Kumar lived in Brahmaputra Hostel, housing mostly PhD students. His room had a reassuring familiarity with empty tea pots, a narrow bed and posters of latest campaigns. Card board sheets were fevicolled to his window panes to stop harsh Delhi sun from cartwheeling through.
In his room, like that of other activists, amidst flicker of mobile phones, comrades squatted like inflated parachutes. Away from crumbling hostel rooms, across ocean of protests and blood, was a promise of better lives. At the beginning of the academic year an activist can shelter up to four new students. This situation can last for months and provide a formidable space for “political socialisation”.
A former senior leader of SFI agrees that a normal procedure for recruiting new cadres in political organisations involves sheltering new students waiting to be alloted a hostel room. “Sometimes assistance to students involves personal sacrifice. The classic strategy is to offer a room to freshers and this is what I did, four people for so many months, it was horrible,” he adds.
As a residential institution, JNU is for many a forcing house for changing persons and it can be argued that an important agent of individual change is the multidimensional and processual student interaction with campus organisations. It means that at first, the stranger in jnu cannot apply the standardised social patterns at work in her former educational place. Sinful temptations of Greater Kailash have no place here.
Within few months however, the individual “is about to transform himself from an unconcerned onlooker into a would-be member of the approached group” (Schutz). Four actors are involved in the process of initiation into jnu cultural pattern: friends, senior activists, ideologues, and professors. The processes of socialisation and politicisation are so intertwined that they form a single nexus on the days of registration for freshers. On these days of the year students land in the campus, fresh-faced, thumbing through degree certificates and other documents to get enrolled for the courses and the hostel. These are days of “registration assistance” in which activists first come in contact with new students, in order to help them complete the necessary administrative tasks and get familiar with the facilities.
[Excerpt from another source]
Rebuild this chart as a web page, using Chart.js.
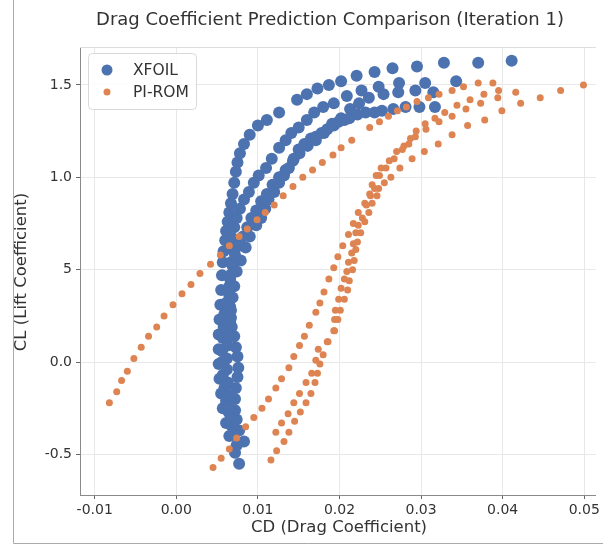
<!DOCTYPE html>
<html>
<head>
<meta charset="utf-8">
<script src="https://cdn.jsdelivr.net/npm/chart.js@4.4.1/dist/chart.umd.min.js"></script>
<style>
  html, body { margin: 0; padding: 0; background: #fff; overflow: hidden; }
  #wrap { position: relative; width: 603px; height: 544px; }
</style>
</head>
<body>
<div id="wrap"><canvas id="chart" width="603" height="544"></canvas></div>
<script>
// ---- data ----
var TITLE = "Drag Coefficient Prediction Comparison (Iteration 1)";
var X_LABEL = "CD (Drag Coefficient)";
var Y_LABEL = "CL (Lift Coefficient)";
var SERIES = ["XFOIL", "PI-ROM"];

var xTickValues = [-0.01, 0, 0.01, 0.02, 0.03, 0.04, 0.05];
var xTickLabels = ["-0.01", "0.00", "0.01", "0.02", "0.03", "0.04", "0.05"];
var yTickValues = [-0.5, 0, 0.5, 1.0, 1.5];
var yTickLabels = ["-0.5", "0.0", "5", "1.0", "1.5"];

// XFOIL polars
var xfoilCd1 = [0.0077,0.0072,0.0065,0.0061,0.0057,0.0055,0.0053,0.0052,0.0052,0.0052,0.0053,0.0054,0.0055,0.0056,0.0057,0.0058,0.0060,0.0061,0.0063,0.0065,0.0067,0.0069,0.0071,0.0073,0.0075,0.0078,0.0083,0.0090,0.0100,0.0111,0.0126,0.0148,0.0160,0.0173,0.0187,0.0202,0.0221,0.0243,0.0265,0.0295,0.0328,0.0370,0.0411];
var xfoilCl1 = [-0.55,-0.49,-0.40,-0.33,-0.25,-0.17,-0.09,-0.01,0.07,0.15,0.23,0.31,0.39,0.47,0.54,0.60,0.66,0.71,0.76,0.81,0.86,0.91,0.97,1.03,1.08,1.13,1.18,1.23,1.28,1.31,1.35,1.42,1.45,1.48,1.50,1.52,1.55,1.57,1.59,1.60,1.62,1.62,1.63];
var xfoilCd2 = [0.0083,0.0077,0.0074,0.0072,0.0072,0.0073,0.0075,0.0076,0.0075,0.0073,0.0071,0.0068,0.0067,0.0066,0.0065,0.0065,0.0066,0.0067,0.0068,0.0069,0.0071,0.0074,0.0078,0.0083,0.0089,0.0095,0.0101,0.0110,0.0117,0.0126,0.0134,0.0141,0.0150,0.0160,0.0169,0.0180,0.0193,0.0209,0.0227,0.0248,0.0273,0.0305,0.0343];
var xfoilCl2 = [-0.43,-0.37,-0.31,-0.26,-0.20,-0.14,-0.08,-0.03,0.03,0.08,0.14,0.19,0.24,0.30,0.36,0.41,0.47,0.54,0.61,0.67,0.73,0.78,0.83,0.88,0.92,0.97,1.01,1.05,1.10,1.16,1.20,1.24,1.27,1.31,1.35,1.38,1.40,1.44,1.47,1.49,1.51,1.51,1.52];
var xfoilCd3 = [0.0067,0.0064,0.0061,0.0059,0.0057,0.0056,0.0056,0.0057,0.0058,0.0059,0.0061,0.0063,0.0066,0.0069,0.0072,0.0077,0.0082,0.0087,0.0092,0.0098,0.0104,0.0111,0.0118,0.0126,0.0134,0.0143,0.0151,0.0161,0.0171,0.0181,0.0191,0.0202,0.0213,0.0224,0.0236,0.0254,0.0272,0.0293,0.0315];
var xfoilCl3 = [-0.34,-0.27,-0.21,-0.14,-0.07,0.00,0.06,0.13,0.19,0.26,0.32,0.39,0.45,0.52,0.58,0.63,0.68,0.73,0.78,0.82,0.87,0.91,0.96,1.00,1.04,1.09,1.13,1.17,1.20,1.24,1.29,1.32,1.37,1.40,1.43,1.45,1.46,1.47,1.46];
var xfoilCd4 = [0.0074,0.0070,0.0067,0.0065,0.0064,0.0063,0.0062,0.0062,0.0063,0.0064,0.0066,0.0067,0.0069,0.0071,0.0074,0.0079,0.0085,0.0090,0.0098,0.0104,0.0109,0.0113,0.0120,0.0126,0.0132,0.0138,0.0144,0.0150,0.0157,0.0165,0.0171,0.0178,0.0185,0.0193,0.0199,0.0206,0.0212,0.0222,0.0232,0.0243,0.0252,0.0266,0.0281,0.0298,0.0317];
var xfoilCl4 = [-0.45,-0.38,-0.31,-0.25,-0.18,-0.11,-0.04,0.02,0.09,0.15,0.22,0.28,0.35,0.41,0.49,0.55,0.62,0.68,0.74,0.78,0.83,0.88,0.92,0.97,1.01,1.05,1.10,1.15,1.18,1.21,1.22,1.24,1.26,1.28,1.30,1.31,1.32,1.34,1.35,1.35,1.36,1.37,1.38,1.38,1.38];

// PI-ROM predictions
var romCd1 = [-0.0082,-0.0073,-0.0067,-0.0060,-0.0052,-0.0043,-0.0034,-0.0024,-0.0015,-0.0004,0.0007,0.0018,0.0029,0.0042,0.0054,0.0065,0.0077,0.0087,0.0099,0.0109,0.0120,0.0131,0.0143,0.0155,0.0167,0.0179,0.0192,0.0202,0.0215,0.0237,0.0249,0.0260,0.0271,0.0282,0.0295,0.0309,0.0322,0.0338,0.0352,0.0370,0.0388];
var romCl1 = [-0.22,-0.16,-0.10,-0.05,0.02,0.08,0.14,0.19,0.25,0.31,0.37,0.42,0.48,0.53,0.58,0.63,0.68,0.72,0.77,0.81,0.85,0.90,0.95,1.00,1.04,1.08,1.12,1.16,1.20,1.27,1.30,1.33,1.36,1.38,1.41,1.43,1.45,1.47,1.49,1.51,1.51];
var romCd2 = [0.0045,0.0055,0.0065,0.0074,0.0085,0.0095,0.0105,0.0113,0.0122,0.0129,0.0138,0.0144,0.0151,0.0157,0.0163,0.0171,0.0176,0.0181,0.0187,0.0193,0.0198,0.0204,0.0211,0.0217,0.0223,0.0231,0.0237,0.0240,0.0245,0.0251,0.0261,0.0270,0.0279,0.0287,0.0294,0.0305,0.0317,0.0329,0.0344,0.0360,0.0377,0.0395];
var romCl2 = [-0.57,-0.52,-0.47,-0.41,-0.35,-0.30,-0.25,-0.20,-0.14,-0.09,-0.03,0.03,0.09,0.14,0.20,0.27,0.32,0.38,0.45,0.51,0.57,0.63,0.69,0.75,0.81,0.86,0.91,0.96,1.01,1.05,1.09,1.14,1.17,1.21,1.25,1.29,1.32,1.35,1.39,1.42,1.45,1.47];
var romCd3 = [0.0116,0.0123,0.0132,0.0138,0.0145,0.0152,0.0159,0.0165,0.0170,0.0173,0.0176,0.0180,0.0185,0.0193,0.0194,0.0195,0.0199,0.0202,0.0206,0.0209,0.0211,0.0215,0.0217,0.0220,0.0223,0.0228,0.0233,0.0238,0.0243,0.0249,0.0257,0.0267,0.0277,0.0285,0.0293,0.0306,0.0322,0.0338,0.0355,0.0373,0.0394,0.0416];
var romCl3 = [-0.53,-0.48,-0.43,-0.38,-0.32,-0.27,-0.22,-0.17,-0.11,-0.06,-0.01,0.04,0.11,0.17,0.23,0.28,0.34,0.40,0.45,0.49,0.54,0.59,0.64,0.70,0.74,0.78,0.85,0.90,0.94,1.01,1.05,1.10,1.15,1.18,1.22,1.26,1.30,1.33,1.37,1.40,1.43,1.46];
var romCd4 = [0.0122,0.0129,0.0137,0.0144,0.0151,0.0159,0.0166,0.0171,0.0174,0.0186,0.0194,0.0198,0.0201,0.0206,0.0210,0.0212,0.0216,0.0218,0.0220,0.0222,0.0226,0.0231,0.0236,0.0240,0.0246,0.0248,0.0255,0.0263,0.0274,0.0289,0.0304,0.0321,0.0338,0.0357,0.0378,0.0399,0.0422,0.0446,0.0471,0.0499];
var romCl4 = [-0.38,-0.33,-0.28,-0.22,-0.17,-0.11,-0.06,0.01,0.07,0.11,0.17,0.23,0.28,0.34,0.39,0.44,0.50,0.55,0.61,0.65,0.70,0.76,0.81,0.86,0.90,0.94,0.97,1.00,1.05,1.10,1.14,1.18,1.23,1.28,1.31,1.36,1.40,1.43,1.47,1.50];

var xfoilRuns = [[xfoilCd1, xfoilCl1], [xfoilCd2, xfoilCl2], [xfoilCd3, xfoilCl3], [xfoilCd4, xfoilCl4]];
var romRuns = [[romCd1, romCl1], [romCd2, romCl2], [romCd3, romCl3], [romCd4, romCl4]];

var BLUE = "#4c72b0";
var ORANGE = "#dd8452";
var FONT = "'DejaVu Sans', 'Liberation Sans', sans-serif";
var TEXT = "#333333";

function toPoints(runs){
    var pts = [];
    runs.forEach(function(run){
        for (var i = 0; i < run[0].length; i++) pts.push({x: run[0][i], y: run[1][i]});
    });
    return pts;
}

// titles, legend box and frame, drawn on the same canvas
var decorations = {
    id: "decorations",
    afterDatasetsDraw: function(chart){
        var ctx = chart.ctx, a = chart.chartArea;
        ctx.save();
        // light top spine
        ctx.strokeStyle = "#dddddd";
        ctx.lineWidth = 1;
        ctx.beginPath();
        ctx.moveTo(a.left, a.top + 0.5);
        ctx.lineTo(a.right, a.top + 0.5);
        ctx.stroke();

        // legend
        var lx = a.left + 8, ly = a.top + 6, lw = 108, lh = 56;
        ctx.fillStyle = "rgba(255,255,255,0.85)";
        ctx.strokeStyle = "#d9d9d9";
        ctx.beginPath();
        ctx.roundRect(lx + 0.5, ly + 0.5, lw, lh, 4);
        ctx.fill();
        ctx.stroke();
        var rows = [[SERIES[0], BLUE, 5.5, 17], [SERIES[1], ORANGE, 3.5, 39]];
        ctx.font = "15.5px " + FONT;
        ctx.textBaseline = "middle";
        ctx.textAlign = "left";
        rows.forEach(function(r){
            ctx.fillStyle = r[1];
            ctx.beginPath();
            ctx.arc(lx + 19, ly + r[3], r[2], 0, Math.PI * 2);
            ctx.fill();
            ctx.fillStyle = TEXT;
            ctx.fillText(r[0], lx + 45, ly + r[3] + 1);
        });
        ctx.restore();
    },
    afterDraw: function(chart){
        var ctx = chart.ctx;
        ctx.save();
        ctx.fillStyle = TEXT;
        ctx.textAlign = "center";
        ctx.textBaseline = "middle";
        ctx.font = "18px " + FONT;
        ctx.fillText(TITLE, 330, 20);
        ctx.font = "16.5px " + FONT;
        ctx.fillText(X_LABEL, 339, 528);
        ctx.translate(22, 272);
        ctx.rotate(-Math.PI / 2);
        ctx.fillText(Y_LABEL, 0, 0);
        ctx.restore();

        // outer frame of the figure
        ctx.save();
        ctx.strokeStyle = "#aaaaaa";
        ctx.lineWidth = 1;
        ctx.beginPath();
        ctx.moveTo(13.5, 0);
        ctx.lineTo(13.5, 543.5);
        ctx.lineTo(603, 543.5);
        ctx.stroke();
        ctx.restore();
    }
};

function draw_chart(){
    new Chart("chart", {
        type: "scatter",
        data: {
            datasets: [{
                label: SERIES[0],
                data: toPoints(xfoilRuns),
                backgroundColor: BLUE,
                borderWidth: 0,
                pointRadius: 6,
                pointHoverRadius: 6,
                order: 1
            }, {
                label: SERIES[1],
                data: toPoints(romRuns),
                backgroundColor: ORANGE,
                borderWidth: 0,
                pointRadius: 3.5,
                pointHoverRadius: 3.5,
                order: 0
            }]
        },
        options: {
            responsive: false,
            animation: false,
            devicePixelRatio: 1,
            layout: {padding: {top: 47, right: 5, bottom: 0, left: 0}},
            plugins: {
                legend: {display: false},
                title: {display: false},
                tooltip: {enabled: false}
            },
            scales: {
                x: {
                    type: "linear",
                    min: -0.0118,
                    max: 0.0514,
                    afterBuildTicks: function(scale){
                        scale.ticks = xTickValues.map(function(v){ return {value: v}; });
                    },
                    afterFit: function(scale){ scale.height = 49; },
                    ticks: {
                        color: TEXT,
                        font: {family: FONT, size: 14},
                        padding: 3,
                        maxRotation: 0,
                        callback: function(value){ return xTickLabels[xTickValues.indexOf(value)]; }
                    },
                    grid: {color: "#e8e8e8", tickColor: "#666666", tickLength: 4},
                    border: {color: "#8a8a8a"}
                },
                y: {
                    type: "linear",
                    min: -0.719,
                    max: 1.705,
                    afterBuildTicks: function(scale){
                        scale.ticks = yTickValues.map(function(v){ return {value: v}; });
                    },
                    afterFit: function(scale){ scale.width = 80; },
                    ticks: {
                        color: TEXT,
                        font: {family: FONT, size: 14},
                        padding: 4,
                        callback: function(value){ return yTickLabels[yTickValues.indexOf(value)]; }
                    },
                    grid: {color: "#e8e8e8", tickColor: "#666666", tickLength: 4},
                    border: {color: "#8a8a8a"}
                }
            }
        },
        plugins: [decorations]
    });
}

draw_chart();
</script>
</body>
</html>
Sometimes, one needs to be innovative too. “It is true that in order to have a good database [list of sympathiser that will cast votes for the organisation and will form a pool of potential recruits], you need to be the first to approach freshers. Usually, newcomers arrive in 615 bus and at the T-point aisa and sfi are waiting for them. But I was more astute, I would go to main gate and wait for the bus to come, then I will jump onto it and while it will go up to the registration area I would gather everyone and get them there,” says sfi activist Nikhil Narkar.
AISA , being an outfit of the CPI (ML), which has its roots in Bihar, relies mostly on cadres originating from the Hindi belt (74 per cent compared to the average of 54 per cent in campus). After an organisational split in 2012, the student wing of CPM , relied on a few leaders from Kerala to restructure their unit. As a result, one in two activists from sfi was born in south India. Campus politicisation is orchestrated by small cohorts of actors with preexistent linguistic and regional identities, but student organisations broadly represent the different categories of the population.